Jana’s Story: A call for better access to healthcare in rural Minnesota
INTERNATIONAL FALLS, MN. (Northern News Now) - A few months ago, Jana Reff’s world was rocked when she received a diagnosis that made her heart drop.
“The doctor was like, ‘You’re in kidney failure, stage five, your kidneys are functioning at about 10% right now.’” said Reff.
Reff is a single mother of two teenagers and a full-time resident of International Falls, Minnesota. While the diagnosis was tough to hear, it’s not an uncommon one for people in her situation.
“I was diagnosed with diabetes at age 12. They started me off as a type two, but now I’m a type one, which is insulin-dependent,” she said. “With that comes chronic kidney disease.”
The diagnosis began a months-long process of extensive treatment, much of which Reff is still in the middle of.
For major procedures, she has had to travel three hours from International Falls to Duluth.
Once she reaches a certain stage in her treatment, she will need to begin dialysis multiple times per week, a process that also carries a hefty commute.
“I’m gonna have to start doing dialysis treatment, which will be three times a week out of town in Eveleth, which is like a two-hour drive for me,” she said.
Despite the difficulty of her situation, Reff hasn’t been alone. Along with help from her two kids, Reff has received the support of her friend Charity Alverson.
Alverson helped set up a GoFundMe for Reff and her kids, raising roughly $1,500 so far to help cover medical and travel costs.
She has also played a hands-on role in getting Jana to and from her appointments.
“It’s been difficult, sometimes scheduling for doctor’s trips, but I’m there for her absolutely as much as I can be,” said Alverson.
Unfortunately, Reff’s lack of proximity to a medical center isn’t unique for those living in rural Minnesota.
“I represent one of the most rural isolated districts in the state. We have hospitals in Grand Marais, Cook, and Big Fork. All of those facilities are critical access facilities that provide care for these rural communities, and all of them are facing challenges,” said Senator Grant Hauschild (D - Hermantown).
Hauschild represents Minnesota’s 3rd District, which stretches from just north of Duluth to the international border.
Hauschild acknowledged there’s a long way to go before rural healthcare is on the same level as it is in the city.
Still, certain investments made in St. Paul this year were an attempt to tackle the issue.
“One of them was for a medical database purchase for our critical access hospitals in the Northland.
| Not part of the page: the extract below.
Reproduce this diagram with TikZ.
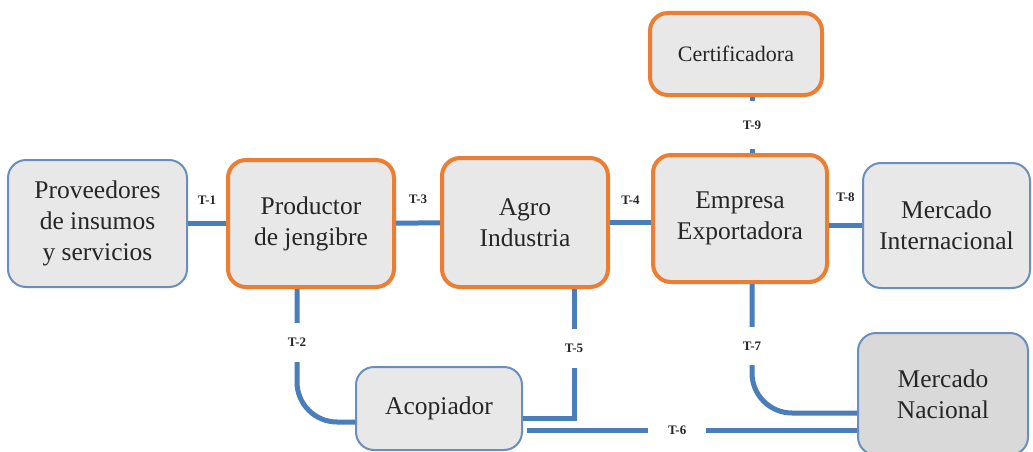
\documentclass[tikz,border=0pt]{standalone}
\usepackage{fontspec}
\setmainfont{Liberation Serif}
\definecolor{orangebox}{HTML}{ED7D31}
\definecolor{bluebox}{HTML}{6A8EBF}
\definecolor{linkblue}{HTML}{4A7EBB}
\definecolor{boxfill}{HTML}{E8E8E8}
\definecolor{darkfill}{HTML}{D9D9D9}
\begin{document}
\begin{tikzpicture}[x=1pt, y=-1pt, thick]
  \tikzstyle{actor}=[draw=bluebox, line width=2pt, fill=boxfill, rounded corners=18pt, align=center, text=black!85, font=\fontsize{25.5}{31}\selectfont]
  \tikzstyle{core}=[actor, draw=orangebox, line width=4pt]
  \tikzstyle{link}=[draw=linkblue, line width=5pt]
  \tikzstyle{tag}=[font=\bfseries\fontsize{13}{13}\selectfont, text=black!85, inner sep=1pt, sharp corners]
  \tikzstyle{gap}=[tag, fill=white, inner ysep=15pt]
  \useasboundingbox (0,0) rectangle (1033,452);
  % Place actors of the chain
  \node[actor, minimum width=179pt, minimum height=127pt] (prov) at (97.5,223.5) {Proveedores\\de insumos\\y servicios};
  \node[core, minimum width=166pt, minimum height=127pt] (prod) at (311,223.5) {Productor\\de jengibre};
  \node[core, minimum width=166pt, minimum height=129pt] (agro) at (525,222.5) {Agro\\Industria};
  \node[core, minimum width=174pt, minimum height=127pt] (emp) at (740,218.5) {Empresa\\Exportadora};
  \node[core, minimum width=172pt, minimum height=82pt, font=\fontsize{22}{28}\selectfont] (cert) at (736,54) {Certificadora};
  \node[actor, minimum width=167pt, minimum height=125pt] (mi) at (946.5,225.5) {Mercado\\Internacional};
  \node[actor, fill=darkfill, minimum width=170pt, minimum height=122pt] (mn) at (943,394) {Mercado\\Nacional};
  \node[actor, minimum width=166pt, minimum height=83pt] (acop) at (439,408.5) {Acopiador};

  % Connect them
  \foreach \a/\b/\t in {prov/prod/T-1, prod/agro/T-3}
    \path[link] (\a) edge node[tag, above=16pt] {\t} (\b);
  \draw[link] (agro.east) -- node[tag, above=15pt] {T-4} (agro.east -| emp.west);
  \draw[link] (mi.west -| emp.east) -- node[tag, above=20pt] {T-8} (mi.west);
  \draw[link] ([xshift=16pt]cert.south) -- node[gap, inner ysep=20pt] {T-9} ([xshift=16pt]cert.south |- emp.north);
  \draw[link, rounded corners=40pt] ([xshift=-14pt]prod.south) |- node[gap, pos=0.2] {T-2} ([yshift=-13.5pt]acop.west);
  \draw[link] ([xshift=49pt]agro.south) |- node[gap, pos=0.23] {T-5} ([yshift=-9.5pt]acop.east);
  \draw[link] ([xshift=4pt, yshift=-21.5pt]acop.east) -- node[gap, inner xsep=20pt, pos=0.455] {T-6} ([yshift=-36pt]mn.west);
  \draw[link, rounded corners=40pt] ([xshift=12pt]emp.south) |- node[gap, pos=0.24] {T-7} ([yshift=-19pt]mn.west);
\end{tikzpicture}
\end{document}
It would help them connect with some of these regional hospital systems to provide patient information and care and increase the quality that they provide,” said Hauschild.
Other initiatives involved staffing and funding for critical care.
“[There’s] an apprenticeship program for CNAs and medical staff, to try to recruit them to rural areas, and a grant program for that, and then the third was a grant to our critical access hospitals and clinics to help provide them funding that they need in order to continue to operate and stay open,” Hauschild said.
The rural healthcare gap is a problem even hospital executives are aware of, and while they can’t do much in the way of physical care without a building and staff to operate it, they’re working on new ways to bring care to outstate patients.
“We know it’s really hard for patients to drive, say from International Falls,” said Dr. Bill Heegaard, President of Essentia Health’s East Market, “If we can provide that care by telehealth and telemedicine, we’re going to do it that way, because it’s better for patients, and it gives them better access.”
All sides involved know the current solutions are band-aids to a much larger wound, but there appears to be motivation to close the gap even further during next year’s legislative session.
“I am working with the Democrats on this because obviously, they have the power now, but I’m all in on some way to help with this rural issue,” said Representative Roger Skraba (R - Ely).
“We have some of the best hospitals in the world in our state, some of the longest-living people in Minnesota, but there are always ways that we can target where we need resources most, which is often in our rural communities. We’d find bipartisan support for that,” said Hauschild.
While the northern parts of the state await more thorough healthcare options, Reff remains patient and optimistic about her own outlook.
“You’ve got to look on the brighter side of things. I mean, I’m not dead,” she said, “I’m still here, still living and breathing and taking care of my children.”
Reff said close friendships like the one she has with Alverson are keeping her going.
“Jana is like a sister to me and always will be. I mean, I’ve got her, she knows I do,” said Alverson.
“She’s literally been my rock. Like anything I need. She’s a godsend really,” said Reff.